3. Building our services can be slow
In addition to syncing over the files that changed, we also have to rebuild all of our services based on these changes. All of our new services use Bazel, which caches build outputs so you only do incremental work. That being said, the incremental work is only as good as the difference between the current code and the code that the AMI was built with.
To ensure that these are as similar as possible, we run the packer-sandbox job very regularly (every 12 hours). That makes sure that this incremental Bazel build is as small as possible.
This also has a nice side effect that when packer-sandbox breaks, we have a very narrow range of commits that could have caused it.
A common question we get when talking about this work is, “Why didn’t you just use Docker?” The answer here is one of pragmatism—our existing scripts got us 80% of the way towards being able to build AMI images. If we wanted to build Docker images instead, we would have had to rewrite it completely.
However, the current solution is still all or nothing. If anything goes wrong, the entire sandbox has to be deleted and recreated. It is likely we will slowly move towards splitting different sandbox services into containers, so only those services need to be rebuilt if they fail, rather than the entire image.
We would also like to have a much faster way to reset the entire sandbox—ideally under 5 minutes. The barriers to this are the time it takes to synchronize files, and the time it takes to build our source code.

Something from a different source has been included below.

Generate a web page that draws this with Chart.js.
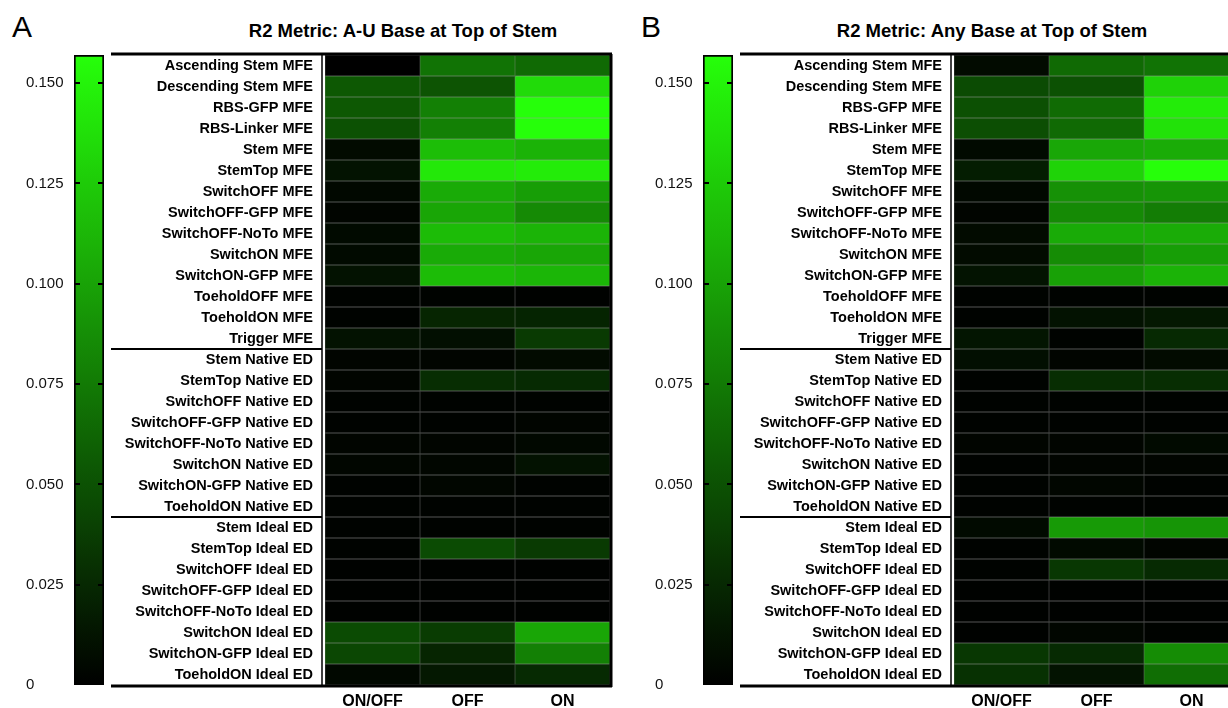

As started above, rsync is very slow when the file modification times don’t agree (as they do in git checkouts done at different times). We think we can improve this by using git to work out which files haven’t changed between the creation of the sandbox and the current local development environment and forcing the timestamps of unchanged files to match before synchronizing.

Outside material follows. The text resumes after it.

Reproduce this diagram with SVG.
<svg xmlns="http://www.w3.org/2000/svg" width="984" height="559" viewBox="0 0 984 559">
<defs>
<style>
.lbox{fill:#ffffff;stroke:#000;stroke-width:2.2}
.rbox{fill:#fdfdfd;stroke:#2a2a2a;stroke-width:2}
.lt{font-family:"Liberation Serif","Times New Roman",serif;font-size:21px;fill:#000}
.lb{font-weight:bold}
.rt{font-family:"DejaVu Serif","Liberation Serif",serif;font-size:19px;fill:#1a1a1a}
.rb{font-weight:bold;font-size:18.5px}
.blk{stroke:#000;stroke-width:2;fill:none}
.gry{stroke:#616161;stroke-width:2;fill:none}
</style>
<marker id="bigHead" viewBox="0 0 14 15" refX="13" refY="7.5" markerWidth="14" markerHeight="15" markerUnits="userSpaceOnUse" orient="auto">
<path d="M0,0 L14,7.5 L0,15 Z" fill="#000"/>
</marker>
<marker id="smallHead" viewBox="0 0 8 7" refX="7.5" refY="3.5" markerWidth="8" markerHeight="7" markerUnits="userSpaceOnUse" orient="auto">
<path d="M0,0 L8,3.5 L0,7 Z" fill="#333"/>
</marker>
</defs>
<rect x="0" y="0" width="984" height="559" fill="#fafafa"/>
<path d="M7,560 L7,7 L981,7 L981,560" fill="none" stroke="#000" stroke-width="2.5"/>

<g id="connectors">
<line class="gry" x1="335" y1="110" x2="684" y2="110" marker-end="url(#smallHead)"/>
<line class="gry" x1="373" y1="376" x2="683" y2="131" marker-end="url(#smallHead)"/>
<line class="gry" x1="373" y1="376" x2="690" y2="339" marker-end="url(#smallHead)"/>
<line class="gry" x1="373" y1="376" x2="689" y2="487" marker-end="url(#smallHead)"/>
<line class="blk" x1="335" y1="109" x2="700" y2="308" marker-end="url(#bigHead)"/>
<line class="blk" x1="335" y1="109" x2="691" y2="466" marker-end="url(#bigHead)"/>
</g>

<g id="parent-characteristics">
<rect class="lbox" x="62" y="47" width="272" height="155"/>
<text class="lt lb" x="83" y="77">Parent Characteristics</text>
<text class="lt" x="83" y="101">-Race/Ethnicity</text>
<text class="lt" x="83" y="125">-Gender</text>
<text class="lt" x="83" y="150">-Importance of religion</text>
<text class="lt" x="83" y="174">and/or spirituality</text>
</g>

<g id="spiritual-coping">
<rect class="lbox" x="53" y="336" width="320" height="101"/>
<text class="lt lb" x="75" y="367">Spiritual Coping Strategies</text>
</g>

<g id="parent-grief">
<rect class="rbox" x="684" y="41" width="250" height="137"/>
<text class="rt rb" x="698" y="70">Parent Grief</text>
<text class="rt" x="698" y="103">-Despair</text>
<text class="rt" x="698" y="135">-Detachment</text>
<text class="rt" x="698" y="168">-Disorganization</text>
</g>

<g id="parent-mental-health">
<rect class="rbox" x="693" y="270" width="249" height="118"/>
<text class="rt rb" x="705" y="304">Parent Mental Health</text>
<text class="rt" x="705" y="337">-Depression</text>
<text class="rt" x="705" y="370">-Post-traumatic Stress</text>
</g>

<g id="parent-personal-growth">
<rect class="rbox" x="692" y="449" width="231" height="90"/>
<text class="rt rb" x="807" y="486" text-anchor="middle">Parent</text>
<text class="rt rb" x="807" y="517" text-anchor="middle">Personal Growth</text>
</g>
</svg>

We are actively working on reducing compilation times. We recently added a remote cache to Bazel that is shared by all of our developers and testing environments. As our continuous integration pipeline is always building every branch of our code, sandboxes are able to use the cached build artifacts, meaning only files the developer has locally changed themselves need to be rebuilt. We’ve also been switching our compilers to be Bazel persistent worker processes for TypeScript and Scala which has made big differences in build times. The future is looking fast!